Journey into leadership: Success!

New leaderThis post is part of a series that follows A.M. Starkin, a young manager taking his first major steps into leadership. Starkin writes here to share his experiences and to get input from others, so please share with him your thoughts and ideas.

There have been some nice successes since last: Our youngest team member has been the most reluctant to buy in to the new deal, and has been looking for work everywhere in our area. Yesterday I heard that because of the way the ambience in the office is developing she has decided to stop looking and start staying. Nice!!

My deputy is taking a lot of initiative. The huge file handling backlog she has been blaming on the system, the management, the company, etc. This week she activated her “out of office”-assistant and decided to get rid of the backlog herself, thus giving the operations team the time they need to reorganize and enable themselves to stop accumulating backlog. I first thought that I would have done it differently, but 2 seconds later I thought: Well, thats excellent! It sends powerful signals about her making a choice about getting busy winning or getting busy quitting.

She has also delegated the task that pertains to her core competence to a colleague, so that she has time to learn her new, self-chosen responsibilities. Learning for everyone, progress….happiness!

Our operations manager has never been managing anything, neither before he got his title nor after.
He is very polite and very afraid of not doing things correctly. We did the write-your-own-job-description-exercise last week, which motivated him immensely. He really wants to be the operations manager with everything that traditionally pertains to the job. We made the job more tilted towards process re-engineering and a less towards timekeeper, which his analytic mindset would be great for.

Now the question is whether he can be as sharp as he is soft. He has asked me for help, is asking for detailed advice on everything that pertains to leadership and asked me to announce his authority so that everyone automatically would respect what he said.

Clearly this will take some work. What he needs to be is the natural go-to person for operational problems, a creative developer of the way we work, and the guy who takes the intiatives when it comes to reorganizing work. I have decided to push him into it and check his swimming reflexes. But the more I think about his unsure voice on the phone I second-guess and wonder whether I should tell him exactly how I would do, so that he at least has something to model for the beginning. Because apparently it is his fear of failure that prevents him from taking independent steps.

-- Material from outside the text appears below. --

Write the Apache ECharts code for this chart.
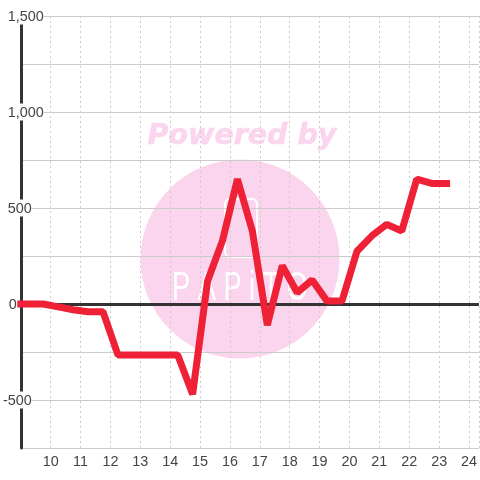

If I can get my cautious ops manager moving within a weeks time, his and my deputy’s combined efforts will create time for everybody to begin contributing to owning the many tasks we have to work on like Ben suggested in a comment.

When you read this I will have had an interesting meeting with my boss which I chose to schedule following a comment from Matt and another one from Alexander. Matt said I should hire someone in – if that was what it would take, and Alexander asked whether it would really be possible to incur lasting change being just the guest of the week. I have warmed up by saying that either he gives me 75% of my time in my new job or he lets me hire someone in.

Let’s see what happens!

Receiving help or praise without having asked for it is one of the best feelings I know – and it is one of the only ways I make the term “luck” make sense. Otherwise I believe that what we normally call luck is when our opportunity and action coincide.

So of course I am tremendously happy to see people giving me advice. My reason for writing here is not to get help. It’s a nice side-effect which I appreciate, but what I am really hoping for is some creative thinking with regards to how we act in everyday leadership situations like mine! So if you think that I am doing alright, then wouldn’t it be interesting to begin discussing how one could go from alright to kicking serious butt?

AM Starkin

2 thoughts on “Journey into leadership: Success!”

  1. Nice. These are great postings and it’s fun reading about the change, so thanks for sharing, and keep them coming.

  2. Great posts! I’ll be starting my own journey into leadership in two weeks. I’m sure I will get a lot of inspiration from your posts.

    My own situation is a bit different in that I will be a program manager, not a line manager. Most people who will work on the projects in my program have a regular job elsewhere in the organization and will be available to me for some hours per week only. Most won’t like being pulled from their jobs, because they don’t think they have enough time for their regular tasks anyway. I’m already thinking about creative ways to get them inspired and happy to participate. But it’s going to be quite a challenge!